About 7:15pm I remember hearing “If she makes that sound through 3 more contractions, it’s time to go.” — “That” sound was what Christy and Shannon described as a “Ghost Cow” — I laughed at them in our initial meetings but MAN were they accurate in that description. I also remember being skeptical that they would know when it was time to go to the hospital (our goal was not to go until I was 6-7cm dilated) without checking my cervix… They both assured me they would know when it was time to go and I needed to trust them.

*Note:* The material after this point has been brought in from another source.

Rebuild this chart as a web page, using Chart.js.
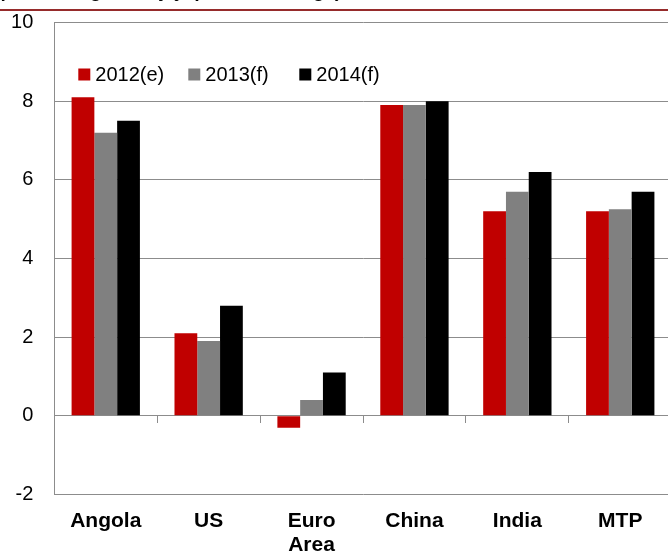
<!DOCTYPE html>
<html><head><meta charset="utf-8">
<script src="https://cdn.jsdelivr.net/npm/chart.js@4"></script>
<style>
html,body{margin:0;padding:0;background:#fff;overflow:hidden;width:668px;height:554px;}
#wrap{position:relative;width:668px;height:554px;overflow:hidden;background:#fff;}
#title{position:absolute;left:0;top:-19px;font:italic bold 19px "Liberation Sans",Arial,sans-serif;line-height:19px;white-space:nowrap;color:#000;}
#rule{position:absolute;left:0;top:9px;width:668px;height:2px;background:#962b2b;}
canvas{position:absolute;left:0;top:0;}
</style></head><body>
<div id="wrap">
<canvas id="c" width="680" height="554"></canvas>
<div id="title">(real GDP growth y/y, percent change)</div>
<div id="rule"></div>
</div>
<script>
const categories = ['Angola', 'US', ['Euro', 'Area'], 'China', 'India', 'MTP'];
const seriesLabels = ['2012(e)', '2013(f)', '2014(f)'];
const values2012 = [8.1, 2.1, -0.3, 7.9, 5.2, 5.2];
const values2013 = [7.2, 1.9, 0.4, 7.9, 5.7, 5.25];
const values2014 = [7.5, 2.8, 1.1, 8.0, 6.2, 5.7];
const yTicks = [-2, 0, 2, 4, 6, 8, 10];
const seriesColors = ['#c00000', '#808080', '#000000'];

const FONT = '"Liberation Sans", Arial, sans-serif';
const GRID = '#8c8c8c';

const inlineLegend = {
  id: 'inlineLegend',
  afterDraw(chart) {
    const ctx = chart.ctx;
    const left = chart.chartArea.left;
    const offsets = [24, 134, 245];
    const y = 74.5;
    ctx.save();
    ctx.font = '20px ' + FONT;
    ctx.textBaseline = 'middle';
    ctx.textAlign = 'left';
    chart.data.datasets.forEach((ds, i) => {
      const x = left + offsets[i];
      ctx.fillStyle = ds.backgroundColor;
      ctx.fillRect(x, y - 6, 12, 12);
      ctx.fillStyle = '#000';
      ctx.fillText(ds.label, x + 17, y + 1);
    });
    ctx.restore();
  }
};

const datasets = [values2012, values2013, values2014].map((vals, i) => ({
  label: seriesLabels[i],
  data: vals,
  backgroundColor: seriesColors[i],
  borderWidth: 0,
  xAxisID: 'x',
  yAxisID: 'y',
  barPercentage: 1,
  categoryPercentage: 0.664
}));

new Chart(document.getElementById('c'), {
  type: 'bar',
  data: { labels: categories, datasets },
  plugins: [inlineLegend],
  options: {
    responsive: false,
    animation: false,
    devicePixelRatio: 1,
    layout: { padding: { left: 0, top: 22.5, right: 8.3, bottom: 0 } },
    plugins: { legend: { display: false }, tooltip: { enabled: false }, title: { display: false } },
    scales: {
      x: {
        type: 'category',
        axis: 'x',
        position: { y: 0 },
        offset: true,
        grid: { display: true, drawOnChartArea: false, drawTicks: true, tickLength: 7, color: GRID, offset: true },
        border: { display: true, color: GRID, width: 1 },
        ticks: { display: false }
      },
      xb: {
        type: 'category',
        axis: 'x',
        position: 'bottom',
        offset: true,
        grid: { display: false, drawTicks: false },
        border: { display: false },
        ticks: {
          color: '#000',
          font: { family: FONT, size: 21, weight: 'bold', lineHeight: 1.15 },
          padding: 14.5,
          maxRotation: 0,
          autoSkip: false
        },
        afterFit(s) { s.height = 59.5; }
      },
      y: {
        min: -2,
        max: 10,
        afterBuildTicks(s) { s.ticks = yTicks.map(v => ({ value: v })); },
        ticks: { color: '#000', font: { family: FONT, size: 20 }, padding: 21 },
        grid: { color: GRID, drawTicks: false, lineWidth: 1 },
        border: { display: true, color: GRID, width: 1 },
        afterFit(s) { s.width = 54.3; s.paddingTop = 0; s.paddingBottom = 0; }
      }
    }
  }
});
</script>
</body></html>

Apparently I made “that” sound through 3 more contractions because all of a sudden there was a flurry of activity – Things were a little crazy, people gathering up bags, exchanging car keys, deciding who was going where, with whom, in what vehicle – There aren’t any pictures because that’s how fast we were moving. It was TIME. Time to go to the hospital. TIME for M&T to hold their sweet son. I literally remember nothing. Thank goodness we had planned ahead and bags were already packed – I don’t know if anyone spoke to me or asked me any questions – I went from our bed to our driveway where our truck was parked. All the doors were open, the seats and floor were covered in tucks pads (just in case!) It was decided that Shannon would ride with Hubby and I because she had been working through the last few contractions with me and knew where I wanted/needed counter-pressure at that time. I had a contraction AS I was trying to get into the truck and we were on our way after that. As we approached a curvy freeway on-ramp (we only live about 8 miles from the hospital) I started having another contraction. I remember Shannon telling Hubby he was going to want to slow down – I’m not sure what the other drivers were thinking but our labor train (our truck, M&T in their SUV, Christy in her SUV & Christin in Shannon’s SUV) was going about 15mph because I couldn’t handle any faster LOL. My body must have known we needed a little bit of time because my next contraction wasn’t until we pulled up to the hospital. Hubby demanded I let them bring me a wheelchair and went to park the truck – The poor security guard rushed one out only for my stubborn butt to refuse to get in it. I was going to walk into L&D, dangit!